Although the Biden administration promised to turn the page on its predecessor’s unilateralism, it instead repeatedly defended the Trump administration’s tariffs—and the broad authority Congress delegated to the executive branch—in court. President Biden also maintained most of the tariffs in original or modified form. The administration has even increased some of the China tariffs, citing the same laws and regulations that Trump abused in 2018.
In his 2024 presidential campaign, former President Trump has promised even more aggressive unilateral protectionism in the future. In particular, Trump has promised an across-the-board 10–20 percent tariff on all imports from every country and a 60 percent tariff on all imports from China; he claimed in September 2024 that he could do so without congressional approval.2 Economists and other trade policy experts have warned that such tariffs would harm both the US economy and the country’s foreign policy.3 However, some have sought to temper these concerns by confidently noting that practical and legal constraints would prevent a future President Trump from enacting broad tariffs without congressional consent.

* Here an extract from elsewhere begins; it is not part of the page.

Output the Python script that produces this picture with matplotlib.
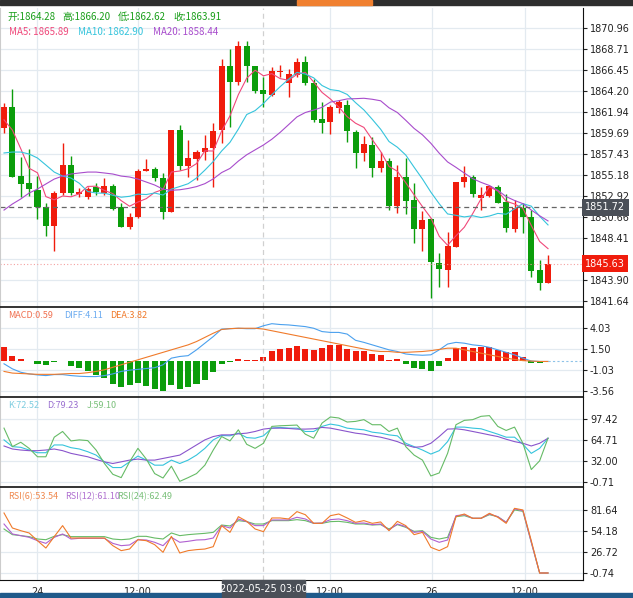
import matplotlib
matplotlib.use("Agg")
import matplotlib.pyplot as plt
import numpy as np
import pandas as pd

opens = [1860.22,1862.48,1855.06,1854.31,1853.56,1851.74,1849.70,1853.24,1856.25,1853.13,1852.81,1853.88,1853.24,1853.99,1851.74,1849.59,1850.66,1855.60,1855.82,1854.85,1851.20,1860.01,1856.14,1856.89,1857.64,1858.07,1860.01,1866.88,1865.16,1869.03,1866.88,1864.30,1863.76,1866.23,1865.05,1865.91,1867.31,1865.05,1861.19,1860.86,1862.37,1862.69,1859.79,1857.54,1858.39,1855.92,1856.68,1851.84,1854.96,1852.49,1849.37,1850.45,1845.72,1844.97,1847.44,1854.42,1854.96,1852.70,1852.92,1853.88,1852.27,1849.37,1851.63,1850.66,1844.97,1843.57]
highs = [1862.91,1864.41,1857.11,1857.96,1855.06,1852.17,1853.45,1858.61,1857.21,1853.78,1853.88,1854.31,1854.85,1854.21,1852.17,1851.09,1855.82,1856.89,1856.03,1855.39,1860.01,1860.54,1858.93,1857.86,1859.47,1860.76,1867.63,1868.70,1869.56,1869.56,1866.88,1865.70,1866.77,1866.99,1866.56,1867.74,1867.95,1865.48,1863.01,1862.69,1863.23,1863.23,1860.01,1859.36,1859.25,1857.64,1857.00,1856.25,1857.00,1854.31,1851.31,1850.55,1846.80,1849.05,1854.42,1856.14,1855.17,1853.88,1854.10,1854.10,1853.13,1852.49,1852.17,1851.41,1846.04,1846.58]
lows = [1859.68,1854.96,1852.81,1852.92,1850.45,1848.62,1847.01,1853.03,1853.03,1852.81,1852.60,1853.03,1853.03,1851.41,1849.59,1849.37,1850.55,1855.60,1854.53,1850.45,1851.20,1855.71,1854.96,1854.63,1856.78,1853.88,1858.61,1860.33,1864.84,1865.16,1863.98,1862.48,1863.66,1865.70,1863.55,1865.70,1864.84,1860.86,1859.68,1859.58,1861.83,1858.72,1855.92,1856.68,1854.96,1855.49,1851.41,1851.09,1850.98,1847.87,1847.01,1841.96,1843.14,1843.14,1847.44,1853.88,1852.81,1851.41,1852.81,1852.17,1849.05,1849.05,1848.94,1844.22,1842.82,1843.57]
closes = [1862.48,1854.96,1854.21,1853.67,1851.74,1849.70,1853.24,1856.25,1853.24,1853.35,1853.67,1853.35,1853.99,1851.52,1849.59,1850.66,1855.60,1855.82,1854.85,1851.20,1860.01,1856.14,1857.00,1857.64,1858.07,1859.90,1866.88,1865.16,1869.03,1866.88,1864.19,1863.87,1866.34,1866.34,1866.02,1867.31,1865.05,1861.08,1860.76,1862.48,1863.01,1859.90,1857.54,1858.50,1855.92,1856.68,1851.84,1854.96,1852.38,1849.37,1850.34,1845.83,1845.08,1847.55,1854.42,1854.96,1853.13,1853.03,1853.99,1852.17,1849.48,1851.63,1850.66,1844.86,1843.57,1845.62]

# moving averages: leading values (before window is full)
ma5_head = [1861.1, 1860.0, 1858.0, 1855.9]
ma10_head = [1857.54,1857.64,1857.64,1857.43,1857.00,1856.25,1855.49,1855.06,1854.85]
ma20_head = [1851.41,1852.06,1852.60,1853.24,1853.67,1854.21,1854.74,1855.06,1855.28,1855.39,1855.49,1855.49,1855.39,1855.28,1855.06,1854.96,1854.74,1854.42,1854.10]

macd_hist = [1.74,0.61,0.28,0.0,-0.36,-0.40,-0.05,0.03,-0.57,-0.81,-1.09,-1.62,-2.03,-2.71,-3.04,-2.84,-2.59,-3.00,-3.32,-3.52,-2.84,-3.32,-3.12,-2.71,-2.23,-1.30,-0.28,-0.12,0.28,0.16,0.16,0.57,1.22,1.46,1.66,1.82,1.54,1.38,1.66,1.98,2.03,1.50,1.30,1.26,0.89,0.77,0.16,0.28,-0.36,-0.81,-0.93,-1.17,-0.57,0.45,1.58,1.70,1.62,1.74,1.70,1.42,1.17,1.13,0.53,-0.24,-0.24,0.0]
macd_diff = [-0.28,-0.89,-1.30,-1.50,-1.62,-1.70,-1.58,-1.58,-1.70,-1.78,-1.82,-1.82,-1.70,-1.50,-1.20,-1.05,-0.95,-0.85,-0.75,-0.40,0.40,0.60,0.70,1.40,2.20,3.00,3.90,3.95,4.00,3.95,3.95,4.30,4.55,4.45,4.40,4.30,4.20,4.00,3.60,3.50,3.50,3.30,2.55,2.30,2.00,1.70,1.40,1.20,0.90,0.80,0.75,0.80,1.40,2.10,2.30,2.20,2.00,1.90,1.70,1.40,1.10,0.80,0.40,0.05,0.0,0.0]
macd_dea = [-1.20,-1.40,-1.45,-1.50,-1.55,-1.55,-1.55,-1.50,-1.45,-1.45,-1.35,-1.20,-1.00,-0.70,-0.40,-0.10,0.20,0.50,0.80,1.10,1.40,1.70,2.00,2.40,2.90,3.40,3.85,3.95,4.00,4.00,4.00,3.90,3.70,3.50,3.30,3.10,2.90,2.70,2.50,2.30,2.10,1.90,1.70,1.50,1.30,1.20,1.20,1.10,1.10,1.15,1.20,1.30,1.45,1.60,1.60,1.40,1.20,1.00,0.80,0.60,0.40,0.25,0.10,0.05,0.0,0.0]

kdj_k = [64.9,54.4,53.3,49.1,44.9,44.9,57.0,57.0,52.8,50.7,46.5,41.2,30.7,21.8,21.8,30.7,39.7,33.4,25.5,25.5,33.4,28.1,33.4,41.2,51.7,64.9,71.7,71.2,75.4,68.5,67.5,71.2,83.2,84.3,83.2,83.2,78.0,78.0,85.9,89.5,87.4,83.2,81.7,80.6,76.9,75.4,72.7,71.2,59.6,54.4,49.1,42.8,48.1,62.2,84.8,84.8,83.2,82.2,78.0,73.8,69.1,69.1,58.0,43.9,51.7,67.5]
kdj_d = [55.4,50.7,49.1,48.1,48.1,49.1,50.7,48.1,43.9,41.2,38.6,34.4,30.7,28.1,30.7,33.4,35.0,33.4,33.4,36.0,38.6,41.2,49.1,57.0,64.9,70.1,72.7,72.7,74.3,75.4,78.0,81.7,83.2,83.2,82.7,81.7,81.7,82.2,84.3,83.2,80.6,78.0,75.4,73.8,71.2,69.1,65.9,62.2,57.0,53.3,54.4,59.6,70.1,81.7,82.2,80.6,78.0,75.4,72.7,70.1,65.9,62.2,59.6,55.4,59.6,67.5]
kdj_j = [83.2,54.4,61.2,51.7,38.6,38.6,69.1,78.0,63.3,64.9,63.8,49.1,28.1,11.3,6.1,30.7,51.7,35.0,12.4,5.5,23.9,0.3,6.1,12.4,25.5,49.1,70.1,63.3,80.6,58.0,51.7,59.6,85.9,86.9,87.4,88.0,73.8,67.5,91.1,100.6,99.0,92.7,93.7,96.4,88.5,88.5,78.0,83.2,54.4,41.2,33.4,8.7,13.4,43.9,88.5,95.3,96.4,101.6,102.7,85.9,79.6,84.8,59.6,18.7,32.3,67.5]

rsi6 = [77.7,58.1,54.6,51.6,41.5,31.9,46.8,61.2,45.0,45.0,45.0,45.0,45.0,35.0,28.5,30.6,42.8,41.5,36.3,26.3,47.2,25.4,28.5,29.8,30.6,33.7,61.2,52.4,72.9,66.8,56.8,53.3,71.2,71.2,69.9,79.5,75.5,64.2,64.2,74.2,76.4,71.2,65.5,67.7,64.2,66.0,54.6,66.8,61.2,49.4,52.4,32.8,28.5,33.7,72.9,76.4,70.8,70.8,77.3,72.1,64.2,83.8,81.7,41.5,-0.75,-0.75]
rsi12 = [63.3,50.3,48.1,45.9,41.5,38.0,45.9,50.3,43.7,44.6,44.6,44.6,44.6,38.0,35.0,35.9,42.8,42.4,39.4,35.0,45.9,39.4,40.7,42.4,42.8,45.0,61.2,58.1,69.9,66.4,61.2,61.2,68.6,68.6,68.6,72.1,69.9,64.2,64.6,69.0,69.9,67.7,64.2,64.6,62.5,63.3,55.5,63.3,59.9,52.4,53.7,43.7,39.4,42.4,74.2,75.5,70.8,70.8,76.4,72.9,65.5,83.0,80.8,39.4,-0.75,-0.75]
rsi24 = [56.8,49.4,48.1,46.8,43.7,42.8,47.2,49.4,46.8,46.8,46.8,46.8,46.8,43.7,42.8,43.7,47.2,47.2,45.0,43.7,51.6,48.1,49.4,50.3,51.1,52.4,62.0,60.7,67.7,66.4,63.3,63.3,67.7,67.7,67.7,69.0,67.7,64.2,64.2,66.4,66.8,65.5,63.3,63.3,62.0,62.5,56.8,62.5,59.0,53.7,54.6,45.9,43.7,45.9,72.9,74.2,70.8,70.8,75.5,72.9,65.5,81.7,79.9,39.4,-0.75,-0.75]

price_ticks = [1870.96,1868.71,1866.45,1864.20,1861.94,1859.69,1857.43,1855.18,1852.92,1850.66,1848.41,1846.15,1843.90,1841.64]
macd_ticks = [4.03,1.50,-1.03,-3.56]
kdj_ticks = [97.42,64.71,32.00,-0.71]
rsi_ticks = [81.64,54.18,26.72,-0.74]
xtick_pos = [3.95,16.0,38.9,51.1,62.2]
xtick_labels = ["24","12:00","12:00","26","12:00"]
cross_idx = 30.95
cross_label = "2022-05-25 03:00"
cross_price = 1851.72
last_price = 1845.63

RED = "#f01c0c"; GREEN = "#0b9d0b"
c = pd.Series(closes)
def ma(n, head):
    m = c.rolling(n).mean().to_numpy()
    m[:len(head)] = head
    return m
ma5, ma10, ma20 = ma(5, ma5_head), ma(10, ma10_head), ma(20, ma20_head)

W, H = 633, 598
fig = plt.figure(figsize=(W/100, H/100), dpi=100)
def ax_px(y0, y1):
    return fig.add_axes([0, 1 - y1/H, 583/W, (y1 - y0)/H])
xs = np.arange(len(closes))
xlim = (-0.48, 69.18)
GRID = "#e3eaf0"

def style(ax, ticks, ylim):
    ax.set_xlim(*xlim); ax.set_ylim(*ylim)
    ax.set_yticks(ticks); ax.set_yticklabels([f"{t:.2f}" for t in ticks])
    ax.yaxis.tick_right()
    ax.tick_params(axis="y", labelsize=7, length=3, pad=2, colors="#222")
    ax.set_xticks(xtick_pos); ax.set_xticklabels([])
    ax.tick_params(axis="x", length=0)
    ax.grid(True, color=GRID, lw=0.9)
    ax.set_axisbelow(True)
    ax.spines["bottom"].set_visible(False)
    ax.spines["left"].set_color("#cccccc")
    ax.spines["top"].set_color("#111"); ax.spines["right"].set_color("#111")
    ax.spines["top"].set_linewidth(1.2)
    ax.axvline(cross_idx, color="#d0d0d0", ls=(0, (4, 3)), lw=0.9)

def ypx(ax, v):
    return ax.transData.transform((0, v))[1] / H

# price
ax = ax_px(8, 307)
style(ax, price_ticks, (1841.0, 1873.11))
ax.spines["top"].set_visible(False)
for i in xs:
    o, cl = opens[i], closes[i]
    col = RED if cl >= o else GREEN
    ax.vlines(i, lows[i], highs[i], color=col, lw=1)
    ax.bar(i, max(abs(cl - o), 0.12), bottom=min(o, cl), width=0.72, color=col, lw=0)
ax.plot(xs, ma5, color="#f0487a", lw=0.8)
ax.plot(xs, ma10, color="#35c4dc", lw=0.8)
ax.plot(xs, ma20, color="#a84ccc", lw=0.8)
ax.axhline(cross_price, color="#666", ls=(0, (4, 3)), lw=0.9)
ax.axhline(last_price, color="#f4a0a0", ls=(0, (1, 2)), lw=0.8)

# MACD
ax2 = ax_px(307, 397)
style(ax2, macd_ticks, (-4.28, 6.56))
ax2.bar(xs, macd_hist, width=0.72, color=[RED if v >= 0 else GREEN for v in macd_hist], lw=0)
ax2.plot(xs, macd_diff, color="#4aa0ee", lw=0.8)
ax2.plot(xs, macd_dea, color="#f07a2a", lw=0.8)
ax2.plot([65, 69.18], [0, 0], color="#8ec3e8", ls=(0, (2, 2)), lw=0.8)

# KDJ
ax3 = ax_px(397, 487)
style(ax3, kdj_ticks, (-8.5, 131.7))
ax3.plot(xs, kdj_k, color="#35c4dc", lw=0.8)
ax3.plot(xs, kdj_d, color="#8a55cc", lw=0.8)
ax3.plot(xs, kdj_j, color="#66bb66", lw=0.8)

# RSI
ax4 = ax_px(487, 580)
style(ax4, rsi_ticks, (-9.9, 111.7))
ax4.plot(xs, rsi24, color="#66bb66", lw=0.8)
ax4.plot(xs, rsi12, color="#b060d0", lw=0.8)
ax4.plot(xs, rsi6, color="#f07a2a", lw=0.8)
ax4.spines["bottom"].set_visible(True); ax4.spines["bottom"].set_color("#111")
ax4.set_xticklabels(xtick_labels)
ax4.tick_params(axis="x", labelsize=7, pad=5, colors="#222")

fig.canvas.draw()
fig.text(585/W, ypx(ax, cross_price), f"{cross_price:.2f}", va="center", ha="left", fontsize=7, color="white",
         bbox=dict(boxstyle="square,pad=0.35", fc="#4a4f57", ec="none"), zorder=10)
fig.text(585/W, ypx(ax, last_price), f"{last_price:.2f}", va="center", ha="left", fontsize=7, color="white",
         bbox=dict(boxstyle="square,pad=0.35", fc="#f01c0c", ec="none"), zorder=10)

FONT = ["Noto Sans CJK SC", "DejaVu Sans"]
def row(y, parts, fs=7):
    for x, s, col in parts:
        fig.text(x/W, 1 - y/H, s, fontsize=fs, color=col, va="center", family=FONT)
row(17, [(7, "开:1864.28", "#189e18"), (62, "高:1866.20", "#189e18"), (118, "低:1862.62", "#189e18"), (173, "收:1863.91", "#189e18")])
row(32, [(9, "MA5: 1865.89", "#f0487a"), (78, "MA10: 1862.90", "#35c4dc"), (153, "MA20: 1858.44", "#a84ccc")])
row(316, [(8, "MACD:0.59", "#f07050"), (64, "DIFF:4.11", "#6aaaf0"), (110, "DEA:3.82", "#f07a2a")], 6.5)
row(406, [(8, "K:72.52", "#7ecde0"), (47, "D:79.23", "#9a70d0"), (87, "J:59.10", "#7ac07a")], 6.5)
row(497, [(8, "RSI(6):53.54", "#f08a50"), (65, "RSI(12):61.10", "#b070d0"), (117, "RSI(24):62.49", "#7ac07a")], 6.5)

fig.add_artist(plt.Rectangle((0, 1 - 5/H), 1, 5/H, transform=fig.transFigure, color="#2e2e2e"))
fig.add_artist(plt.Rectangle((297/W, 1 - 5/H), 75/W, 5/H, transform=fig.transFigure, color="#f08030"))
fig.add_artist(plt.Rectangle((0, 0), 1, 5/H, transform=fig.transFigure, color="#1f5a8a"))
fig.add_artist(plt.Rectangle((222/W, 0), 83/W, 18/H, transform=fig.transFigure, color="#4a4f57"))
fig.text(263.5/W, 9/H, cross_label, fontsize=7, color="white", ha="center", va="center")
fig.savefig("out.png", dpi=100)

As this paper explains, such confidence is mostly misguided. Several US laws provide the president with vast and discretionary authority to unilaterally impose sweeping trade restrictions, and no institution—not Congress, not domestic courts, not US international agreements—provides a quick, surefire check on such actions. Thus, while the durable implementation of broad and damaging US tariffs is not guaranteed, its risk—and related economic and geopolitical risks—will remain real and substantial until US law is changed to limit presidential tariff powers. We therefore recommend Congress enact such amendments immediately.